Bonjour mon petit Toto adoré, bonjour mon bien-aimé, bonjour sur ta bouche, sur tes yeux et dans ton cœur. Bonjour dans toute l’acception du mot et avec tout ce que je peux y ajouter de tendres souhaits. Bonjour mon cher amour. Je commence à me retrouver un peu. Hier j’étais perdue dans le mal de tête et dans l’abrutissement complet. Aujourd’hui je me sens moins lourde et moins migraineuse et je pense que j’en serai tout à fait quitte ce soir. Ce serait le moment de venir auprès de moi puisque je serai peut-être un peu moins ennuyeusea que lorsque j’ai ces affreux maux de tête et puis parce que je profiterai mieux encore du bonheur de te voir. Nous verrons si vous tiendrez compte de ma réclamation et si vous viendrez de bonne heure ce soir. Tu iras sans doute à la Chambre tantôt ? S’il fait beau voudras-tu que je t’accompagne jusque là et que j’aille t’attendre rue du Sabot ? Je te fais cette demande sans y compter beaucoup et j’en prends d’avance mon parti en me disant tout ce qui peut t’empêcher de me donner cette joie.
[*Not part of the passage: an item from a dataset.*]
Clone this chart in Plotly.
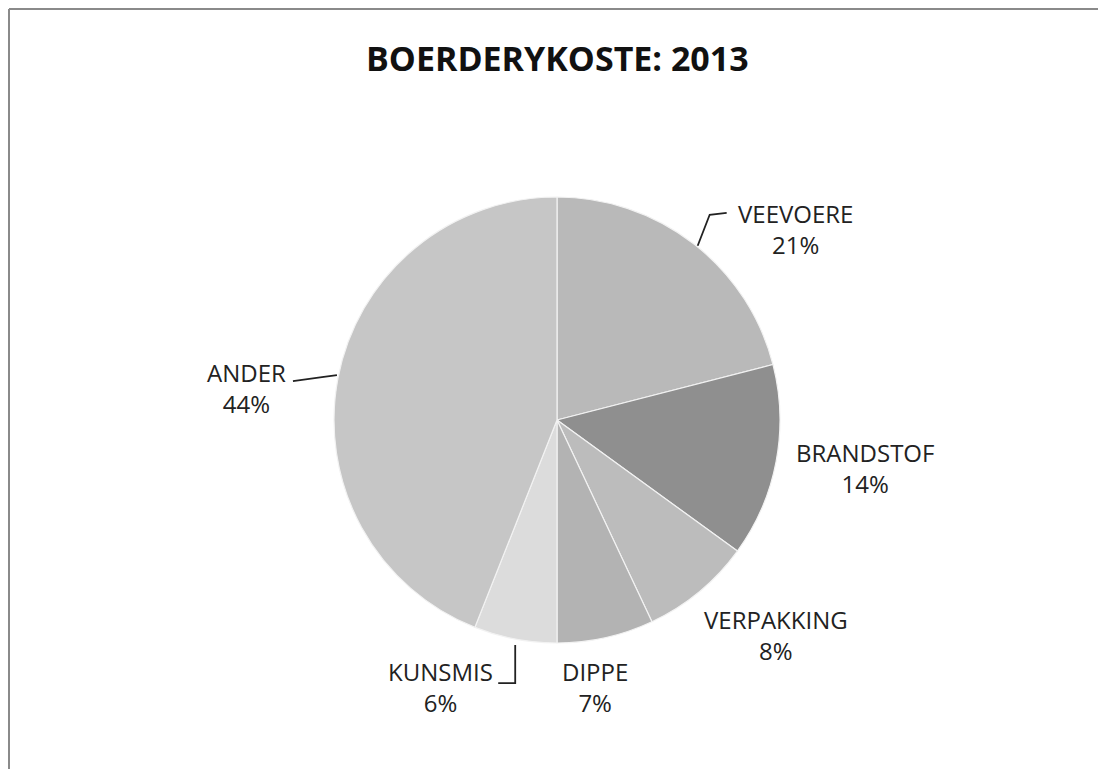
import math
import plotly.graph_objects as go

# ---- data ----
categories = ["VEEVOERE", "BRANDSTOF", "VERPAKKING", "DIPPE", "KUNSMIS", "ANDER"]
values = [21, 14, 8, 7, 6, 44]
title_text = "BOERDERYKOSTE: 2013"

# ---- style ----
colors = ["#b9b9b9", "#8f8f8f", "#bcbcbc", "#b3b3b3", "#dcdcdc", "#c6c6c6"]
# label offsets (pixels) from the slice's outer edge point
label_offsets = [(102, -15), (89, 6), (77, 43), (-11, 49), (-75, 48), (-91, 10)]
# leader-line polylines as pixel offsets from the slice's outer edge point (None = no line)
leaders = [
    [(4, 2), (16, -29), (33, -31)],
    None,
    None,
    None,
    [(0, 6), (0, 44), (-17, 44)],
    [(-1, -3), (-16, -1), (-45, 3)],
]

W, H = 1106, 769
OFF = 8  # page body margin offset
CX, CY, R = 557 - OFF, 420 - OFF, 223  # pie geometry in pixels


def px(x):
    return x / W


def py(y):
    return 1 - y / H


fig = go.Figure(go.Pie(
    labels=categories,
    values=values,
    sort=False,
    direction="clockwise",
    rotation=0,
    textinfo="none",
    hoverinfo="label+percent",
    marker=dict(colors=colors, line=dict(color="#f2f2f2", width=1.2)),
    domain=dict(x=[px(CX - R), px(CX + R)], y=[py(CY + R), py(CY - R)]),
    showlegend=False,
))

total = sum(values)
annotations = []
shapes = []
cum = 0
for cat, v, (ax, ay), ld in zip(categories, values, label_offsets, leaders):
    mid = (cum + v / 2) / total * 2 * math.pi
    cum += v
    ex = CX + R * math.sin(mid)
    ey = CY - R * math.cos(mid)
    pct = round(v / total * 100)
    annotations.append(dict(
        x=px(ex), y=py(ey), xref="paper", yref="paper",
        ax=ax, ay=ay, axref="pixel", ayref="pixel",
        text=f"{cat}<br>{pct}%",
        showarrow=True, arrowhead=0, arrowwidth=1,
        arrowcolor="rgba(0,0,0,0)",
        font=dict(family="Open Sans", size=24, color="#222222"),
        align="center",
    ))
    if ld:
        path = " ".join(
            ("M" if i == 0 else "L") + f" {px(ex + dx):.5f},{py(ey + dy):.5f}"
            for i, (dx, dy) in enumerate(ld)
        )
        shapes.append(dict(type="path", xref="paper", yref="paper", path=path,
                           line=dict(color="#222222", width=1.8)))

annotations.append(dict(
    x=px(557 - OFF), y=py(58 - OFF), xref="paper", yref="paper",
    text=f"<b>{title_text}</b>", showarrow=False,
    font=dict(family="Open Sans", size=34, color="#111111"),
    xanchor="center", yanchor="middle",
))

# frame: top and left edges
shapes.append(dict(type="line", xref="paper", yref="paper",
                   x0=px(1), x1=1.1, y0=py(1), y1=py(1),
                   line=dict(color="#8a8a8a", width=2)))
shapes.append(dict(type="line", xref="paper", yref="paper",
                   x0=px(1), x1=px(1), y0=-0.1, y1=py(1),
                   line=dict(color="#8a8a8a", width=2)))

fig.update_layout(
    width=W, height=H,
    margin=dict(l=0, r=0, t=0, b=0),
    paper_bgcolor="white",
    plot_bgcolor="white",
    annotations=annotations,
    shapes=shapes,
)

fig.write_html("out.html")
Aussi, si tu me refuses, je ne ferai que regretter le moment que j’aurais pu passer avec toi mais je ne serai pas fâchée.

Juliette

BnF, Mss, NAF 16362, f. 353-354
Transcription d’Audrey Vala assistée de Florence Naugrette

a) « ennuieuse ».


8 avril [1846], mercredi soir, 6 h. 

Sous prétexte d’aller travailler, vous m’avez quittée de très bonne heure mon vieux chinois, c’est une manière honnête de me planter là sans exposer vos beaux yeux à ma juste et légitime indignation. Cependant, ne vous y fiez pas, car je suis femme à sortir de ma bonasse crédulité et à vous griffer malgré la bonne cuirasse dont vous vous protégez : – Je travaille. Je vous travailleraia vos chères petites côtelettesb afin de vous rendre plus tendre et meilleur si c’est possible. Pour commencer je vais déjà faire votre ceinture pour les préparer petit à petit par une douce chaleur à recevoir mes autres petits moyens plus énergiques. Si j’avais su que la séance soit remise à mardi et si tu n’avais pas dû aller à l’Académie ce jour là j’aurais gardé les billets. Je n’aurais jamais cru qu’il fût si difficile d’emmancher une chose aussi simple que celle d’assister, MOI, à une séance de la Chambre des Pairs à laquelle vous assisteriez vous aussi de votre côté. Il est vrai que dès qu’il s’agit de moi les choses les plus ordinaires se compliquent et finissent même quelquefois par devenir impossibles. Charmant privilège attaché à ma personne et dont je jouis médiocrement surtout lorsqu’il s’agit de vous voir et de voir jouer vos pièces.
Je n’avais pas la moindre envie de grogner en commençant mais l’appétit vient en griffouillant, ce qui fait qu’en finissant ma lettre je suis d’une humeur de dogue en pensant à demain [1] et à mardi. Baisez-moi, plaignez-moi et aimez-moi.

Juliette

BnF, Mss, NAF 16362, f. 355-356
Transcription d’Audrey Vala assistée de Florence Naugrette

a) « travaillerez ».
b) « cotellettes ».

Notes

[1On joue Hernani à la Comédie-Française le lendemain soir, mais Juliette Drouet n’est pas conviée.